Is the sales tax really that much higher than other states?
Yes. Washington’s combined state and local sales tax rates regularly rank among the top three in the nation. Seattle’s 10.25% combined rate is higher than any location in California, Texas, or Florida. The state base rate of 6.5% is supplemented by city and county taxes that add 1.5% to 3.75% depending on location. Groceries are exempt, but most other purchases — including prepared food, electronics, clothing, cars, and building materials — are fully taxed.
If I work remotely for an Oregon company while living in Washington, do I owe Oregon income tax?
Generally no, if you perform all your work from your Washington home. Oregon taxes income sourced to Oregon — meaning income earned while physically present in Oregon. If you never set foot in Oregon for work purposes, Oregon typically cannot tax your income. However, if you occasionally commute to an Oregon office, the days you work in Oregon may be subject to Oregon income tax. This is a complex area — consult a tax professional familiar with multi-state taxation for your specific arrangement.
How does the B&O tax affect home prices?
The B&O tax is a cost of doing business in Washington that every company passes along to consumers in some form. For homebuyers, this means the real estate agents, contractors, inspectors, appraisers, and service providers involved in your transaction all pay B&O tax on their revenue, which is factored into their fees. The impact on any single transaction is modest — typically a few hundred dollars in aggregate — but it’s a persistent background cost that affects the price of goods and services statewide.
Is it worth moving from California to Washington just for the tax savings?
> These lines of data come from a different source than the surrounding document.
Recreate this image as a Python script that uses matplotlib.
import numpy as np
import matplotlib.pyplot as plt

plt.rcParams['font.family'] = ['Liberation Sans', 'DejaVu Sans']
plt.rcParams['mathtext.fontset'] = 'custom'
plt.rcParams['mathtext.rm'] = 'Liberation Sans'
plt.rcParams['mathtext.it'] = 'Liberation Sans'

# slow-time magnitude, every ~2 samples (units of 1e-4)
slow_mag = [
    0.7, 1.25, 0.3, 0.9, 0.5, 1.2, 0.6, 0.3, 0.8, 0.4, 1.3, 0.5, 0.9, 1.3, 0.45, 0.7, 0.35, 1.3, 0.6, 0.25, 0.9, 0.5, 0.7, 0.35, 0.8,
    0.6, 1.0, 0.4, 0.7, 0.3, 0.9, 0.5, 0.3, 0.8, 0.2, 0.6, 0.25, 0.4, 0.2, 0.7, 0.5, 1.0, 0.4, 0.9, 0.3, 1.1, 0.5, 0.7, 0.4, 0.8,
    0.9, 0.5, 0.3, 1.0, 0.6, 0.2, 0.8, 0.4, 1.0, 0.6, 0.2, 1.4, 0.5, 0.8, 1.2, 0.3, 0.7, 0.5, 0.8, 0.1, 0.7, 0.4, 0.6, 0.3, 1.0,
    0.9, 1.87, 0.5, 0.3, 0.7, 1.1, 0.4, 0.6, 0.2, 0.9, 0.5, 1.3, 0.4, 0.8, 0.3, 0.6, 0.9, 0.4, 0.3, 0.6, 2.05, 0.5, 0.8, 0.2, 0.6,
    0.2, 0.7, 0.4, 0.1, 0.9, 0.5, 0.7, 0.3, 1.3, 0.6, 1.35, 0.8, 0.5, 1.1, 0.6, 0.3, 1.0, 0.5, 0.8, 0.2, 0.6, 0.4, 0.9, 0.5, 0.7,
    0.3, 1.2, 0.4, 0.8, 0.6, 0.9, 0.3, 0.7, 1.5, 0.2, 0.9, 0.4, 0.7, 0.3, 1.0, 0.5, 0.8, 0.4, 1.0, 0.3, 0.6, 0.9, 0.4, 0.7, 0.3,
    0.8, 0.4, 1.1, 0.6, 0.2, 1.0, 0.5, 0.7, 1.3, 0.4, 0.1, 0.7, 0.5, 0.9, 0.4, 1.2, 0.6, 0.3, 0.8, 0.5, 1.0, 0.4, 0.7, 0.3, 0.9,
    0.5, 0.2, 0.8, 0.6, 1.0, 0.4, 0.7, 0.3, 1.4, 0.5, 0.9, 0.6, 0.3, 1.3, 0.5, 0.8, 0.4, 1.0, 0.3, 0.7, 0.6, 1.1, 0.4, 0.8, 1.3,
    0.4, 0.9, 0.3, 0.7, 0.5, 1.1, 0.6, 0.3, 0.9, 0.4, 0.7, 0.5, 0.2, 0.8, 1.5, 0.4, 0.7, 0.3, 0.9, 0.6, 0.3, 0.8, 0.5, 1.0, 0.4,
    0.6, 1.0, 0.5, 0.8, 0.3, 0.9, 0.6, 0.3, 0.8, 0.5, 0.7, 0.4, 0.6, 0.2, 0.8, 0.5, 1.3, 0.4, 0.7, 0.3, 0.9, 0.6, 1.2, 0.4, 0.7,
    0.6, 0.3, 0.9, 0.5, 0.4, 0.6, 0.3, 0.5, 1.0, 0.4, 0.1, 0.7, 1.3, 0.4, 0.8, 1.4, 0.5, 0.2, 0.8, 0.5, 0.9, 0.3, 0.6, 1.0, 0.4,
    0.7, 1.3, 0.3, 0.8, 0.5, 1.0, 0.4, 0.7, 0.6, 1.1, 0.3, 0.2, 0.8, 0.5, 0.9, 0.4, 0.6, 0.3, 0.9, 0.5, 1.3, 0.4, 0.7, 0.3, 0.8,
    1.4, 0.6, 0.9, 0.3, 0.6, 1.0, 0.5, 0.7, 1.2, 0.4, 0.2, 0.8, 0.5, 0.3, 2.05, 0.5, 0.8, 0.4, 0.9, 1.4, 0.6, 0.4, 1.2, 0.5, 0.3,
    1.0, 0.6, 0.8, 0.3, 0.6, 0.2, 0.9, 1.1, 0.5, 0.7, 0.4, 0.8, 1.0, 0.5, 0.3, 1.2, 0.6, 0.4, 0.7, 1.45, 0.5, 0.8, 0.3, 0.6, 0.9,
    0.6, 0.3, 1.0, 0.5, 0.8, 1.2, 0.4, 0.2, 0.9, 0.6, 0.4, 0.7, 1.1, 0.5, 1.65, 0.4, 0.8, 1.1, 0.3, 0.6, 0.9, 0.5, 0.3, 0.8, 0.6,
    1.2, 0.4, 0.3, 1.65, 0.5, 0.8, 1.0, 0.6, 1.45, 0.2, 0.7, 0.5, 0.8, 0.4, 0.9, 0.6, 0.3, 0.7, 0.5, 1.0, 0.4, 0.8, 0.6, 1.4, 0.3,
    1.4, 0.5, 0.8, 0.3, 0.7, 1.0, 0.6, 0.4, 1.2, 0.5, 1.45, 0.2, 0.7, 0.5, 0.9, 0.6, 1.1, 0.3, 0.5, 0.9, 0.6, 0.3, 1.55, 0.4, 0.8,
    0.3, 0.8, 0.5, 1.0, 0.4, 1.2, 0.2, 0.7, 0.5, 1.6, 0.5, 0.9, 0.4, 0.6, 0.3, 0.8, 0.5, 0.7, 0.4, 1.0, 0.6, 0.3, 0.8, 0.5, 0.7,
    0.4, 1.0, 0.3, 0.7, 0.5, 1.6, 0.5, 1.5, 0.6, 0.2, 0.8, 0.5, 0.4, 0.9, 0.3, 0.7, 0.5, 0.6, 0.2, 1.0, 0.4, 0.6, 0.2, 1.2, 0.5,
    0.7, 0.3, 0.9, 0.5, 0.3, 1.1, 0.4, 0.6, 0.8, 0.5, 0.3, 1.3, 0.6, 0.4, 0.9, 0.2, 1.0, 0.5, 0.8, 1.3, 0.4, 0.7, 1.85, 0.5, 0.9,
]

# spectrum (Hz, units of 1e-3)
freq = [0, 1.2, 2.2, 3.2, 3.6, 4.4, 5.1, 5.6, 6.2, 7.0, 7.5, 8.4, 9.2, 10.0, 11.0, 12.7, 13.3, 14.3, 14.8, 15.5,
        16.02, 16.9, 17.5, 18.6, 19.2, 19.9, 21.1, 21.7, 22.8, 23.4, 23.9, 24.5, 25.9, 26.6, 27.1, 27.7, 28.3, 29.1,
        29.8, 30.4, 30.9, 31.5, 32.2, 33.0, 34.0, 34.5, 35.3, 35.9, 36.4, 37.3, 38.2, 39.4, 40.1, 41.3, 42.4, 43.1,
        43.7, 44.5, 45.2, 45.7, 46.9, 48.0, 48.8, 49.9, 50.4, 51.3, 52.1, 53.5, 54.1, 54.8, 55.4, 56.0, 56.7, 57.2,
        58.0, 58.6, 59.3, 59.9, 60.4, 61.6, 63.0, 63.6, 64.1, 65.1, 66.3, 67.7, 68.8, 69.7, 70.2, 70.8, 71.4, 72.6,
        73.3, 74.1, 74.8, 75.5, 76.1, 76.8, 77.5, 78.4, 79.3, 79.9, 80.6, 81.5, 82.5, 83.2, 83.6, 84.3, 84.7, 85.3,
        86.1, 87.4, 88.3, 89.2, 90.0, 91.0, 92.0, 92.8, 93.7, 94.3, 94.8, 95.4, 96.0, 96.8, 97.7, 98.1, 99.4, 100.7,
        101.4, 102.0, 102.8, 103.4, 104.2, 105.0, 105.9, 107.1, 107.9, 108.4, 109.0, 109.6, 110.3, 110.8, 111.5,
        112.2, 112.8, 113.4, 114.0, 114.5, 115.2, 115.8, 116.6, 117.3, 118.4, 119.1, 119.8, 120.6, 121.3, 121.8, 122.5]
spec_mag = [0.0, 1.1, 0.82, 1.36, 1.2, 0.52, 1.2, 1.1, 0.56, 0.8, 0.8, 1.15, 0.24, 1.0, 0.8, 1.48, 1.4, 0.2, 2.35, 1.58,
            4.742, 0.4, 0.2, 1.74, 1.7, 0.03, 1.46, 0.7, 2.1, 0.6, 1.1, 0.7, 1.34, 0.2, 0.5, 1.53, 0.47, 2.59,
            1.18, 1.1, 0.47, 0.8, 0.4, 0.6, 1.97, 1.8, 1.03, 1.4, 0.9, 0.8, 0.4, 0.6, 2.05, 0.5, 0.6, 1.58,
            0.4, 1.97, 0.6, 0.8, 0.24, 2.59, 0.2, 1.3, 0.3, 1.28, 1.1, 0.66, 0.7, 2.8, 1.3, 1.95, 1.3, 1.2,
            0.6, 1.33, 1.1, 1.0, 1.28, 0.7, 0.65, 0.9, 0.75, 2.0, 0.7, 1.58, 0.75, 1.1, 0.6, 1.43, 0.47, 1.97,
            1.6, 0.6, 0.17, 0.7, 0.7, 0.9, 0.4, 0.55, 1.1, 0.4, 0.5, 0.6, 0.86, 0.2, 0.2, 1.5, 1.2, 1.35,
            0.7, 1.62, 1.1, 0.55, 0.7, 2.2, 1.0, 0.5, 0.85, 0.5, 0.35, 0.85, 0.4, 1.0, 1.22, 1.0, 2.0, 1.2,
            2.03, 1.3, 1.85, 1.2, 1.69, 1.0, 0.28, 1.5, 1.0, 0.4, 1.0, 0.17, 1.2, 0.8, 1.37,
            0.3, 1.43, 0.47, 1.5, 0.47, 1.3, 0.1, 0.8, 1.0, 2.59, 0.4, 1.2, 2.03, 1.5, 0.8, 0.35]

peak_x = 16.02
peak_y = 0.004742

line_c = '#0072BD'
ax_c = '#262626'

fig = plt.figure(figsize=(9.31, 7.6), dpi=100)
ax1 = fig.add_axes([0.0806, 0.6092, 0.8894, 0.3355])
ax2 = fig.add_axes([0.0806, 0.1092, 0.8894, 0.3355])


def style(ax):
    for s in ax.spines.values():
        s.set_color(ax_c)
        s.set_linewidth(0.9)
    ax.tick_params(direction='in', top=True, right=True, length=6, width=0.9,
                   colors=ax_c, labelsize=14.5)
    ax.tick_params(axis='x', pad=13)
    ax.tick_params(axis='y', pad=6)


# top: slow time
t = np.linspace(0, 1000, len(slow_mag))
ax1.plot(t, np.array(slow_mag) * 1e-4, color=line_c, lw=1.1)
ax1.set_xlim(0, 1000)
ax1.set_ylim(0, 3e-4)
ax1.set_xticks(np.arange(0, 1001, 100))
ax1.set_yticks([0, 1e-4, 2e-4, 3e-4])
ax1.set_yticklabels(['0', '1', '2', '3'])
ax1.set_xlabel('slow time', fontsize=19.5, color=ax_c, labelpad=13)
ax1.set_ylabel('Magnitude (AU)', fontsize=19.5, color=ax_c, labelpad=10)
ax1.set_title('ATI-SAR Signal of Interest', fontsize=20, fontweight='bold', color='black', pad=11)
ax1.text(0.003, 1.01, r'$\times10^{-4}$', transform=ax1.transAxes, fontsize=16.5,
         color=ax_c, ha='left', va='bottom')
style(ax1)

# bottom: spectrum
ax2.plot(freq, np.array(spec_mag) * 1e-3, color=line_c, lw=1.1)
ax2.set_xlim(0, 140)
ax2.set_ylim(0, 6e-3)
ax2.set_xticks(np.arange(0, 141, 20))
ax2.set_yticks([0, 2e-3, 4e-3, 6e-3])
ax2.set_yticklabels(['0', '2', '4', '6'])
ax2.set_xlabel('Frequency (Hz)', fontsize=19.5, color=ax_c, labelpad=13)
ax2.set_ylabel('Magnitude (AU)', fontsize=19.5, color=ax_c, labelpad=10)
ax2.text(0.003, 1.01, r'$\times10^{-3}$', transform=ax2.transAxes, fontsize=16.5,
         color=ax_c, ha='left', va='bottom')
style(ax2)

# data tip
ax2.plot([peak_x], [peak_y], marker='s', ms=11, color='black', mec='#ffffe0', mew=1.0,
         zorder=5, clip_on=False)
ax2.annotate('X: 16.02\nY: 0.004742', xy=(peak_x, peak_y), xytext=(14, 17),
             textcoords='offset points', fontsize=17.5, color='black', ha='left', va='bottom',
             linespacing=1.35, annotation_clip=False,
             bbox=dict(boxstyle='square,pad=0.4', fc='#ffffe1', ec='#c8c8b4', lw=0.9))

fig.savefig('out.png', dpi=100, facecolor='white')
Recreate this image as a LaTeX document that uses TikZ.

For high-income households, the savings are substantial. California’s top income tax rate of 13.3% means a household earning $500,000 could save $40,000 or more per year by moving to Washington, even after accounting for Washington’s higher property and sales taxes. At $200,000 in income, the net savings are smaller but still significant — typically $8,000 to $15,000 per year. However, Washington home prices in the Seattle metro rival many California markets, so the savings may not stretch as far in purchasing power as you’d expect.
Do retirees benefit from Washington’s no income tax?
Absolutely. Retirement income — Social Security, pension distributions, 401(k) and IRA withdrawals — is all free from state income tax in Washington. Retirees moving from states that tax retirement income (like Oregon, California, or Minnesota) can save thousands per year. Combined with Washington’s quality of life and the senior property tax exemption programs, the state is increasingly attractive for retirees, particularly those with substantial retirement account balances generating regular distributions.
Will Washington ever get an income tax?
It’s unlikely in the near term. The Washington Supreme Court has historically interpreted the state constitution to prohibit a graduated income tax, and voters have rejected income tax proposals every time they’ve appeared on the ballot. The 2023 ruling upholding the capital gains tax as an “excise tax” rather than an income tax opened some legal ambiguity, but any attempt to impose a broad income tax would almost certainly face both a court challenge and a voter initiative to repeal it. The political culture in Washington strongly favors the no-income-tax status quo.